Pew Research Center study confirms that young adults have been hit hardest by unemployment and underemployment during the economic downturn.
Drawing on data from the U.S. Bureau of Labor Statistics and a survey of more than 2,000 American adults, the Pew Research Center has released a study showing that young job seekers have suffered significant setbacks in the current labor market.
Some of the study’s key findings include:
- Young adults were hit hardest by the recession. Government statistics confirm public perception regarding the inability of younger workers to find jobs. Since 2010, the percentage of young adults ages 18 to 24 currently employed (54%) has been its lowest since the government began collecting these data in 1948.

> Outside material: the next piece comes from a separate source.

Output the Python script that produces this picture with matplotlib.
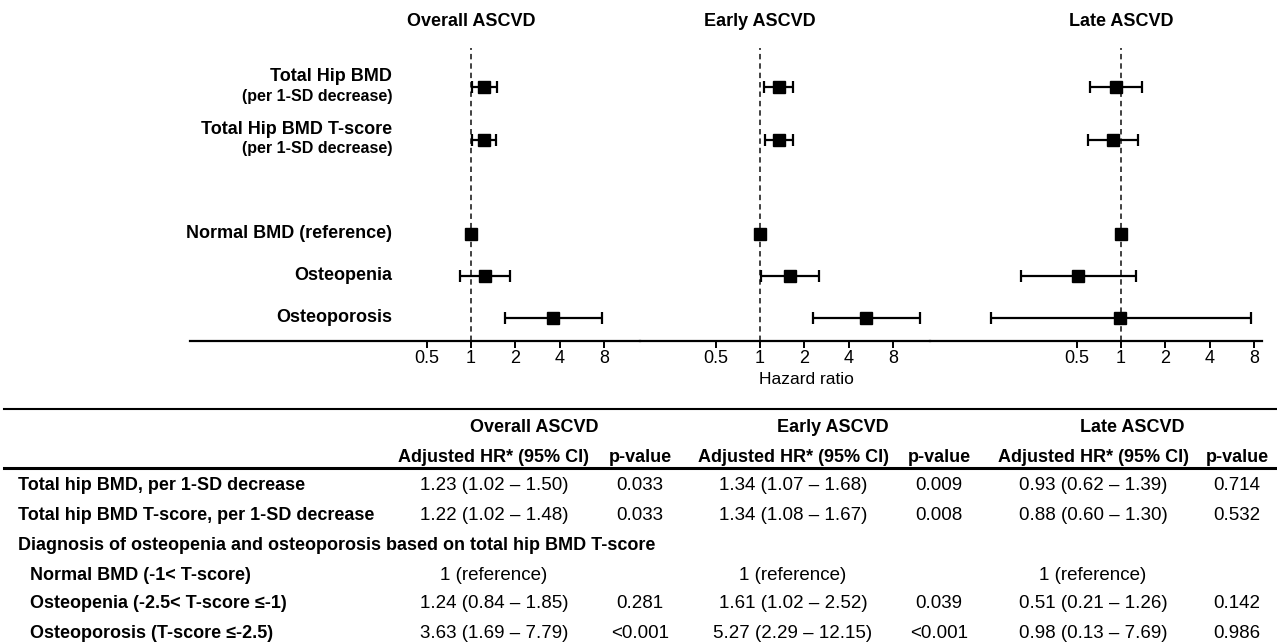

- Employment inequality exists between generations. According to the Pew study, the employment gap between the young and all working-age adults (approximately 15 percentage points) represents the widest disparity in recorded history.
- Young adults have it harder than their parents. Eight in ten (82%) of survey respondents believe that finding a job is harder for young adults today than it was for their parents’ generation. Approximately the same percentage believes it is now harder for younger workers to save for the future (75%), pay for college (71%) or buy a home (69%).
- Older adults have weathered the recession better than the young. A 2004 Pew Research survey showed that similar numbers of young adults (50%), middle-aged adults (52%) and older adults (50%) believed their personal financial situations were “excellent” or “good.” In 2011, the study showed a growing gap between 65+ older adults and the rest of the U.S. workforce. While 54% of older adults gave their personal financial situation a high rating, only one-third of younger and middle-aged adults shared a similar perspective about their financial outlook.
- Younger workers anticipate high levels of career mobility. Only 30% of all 18-34 year olds consider their current job to be a “career” compared to 52% of workers over the age of 35. This could indicate a trend of increased career mobility among young adults.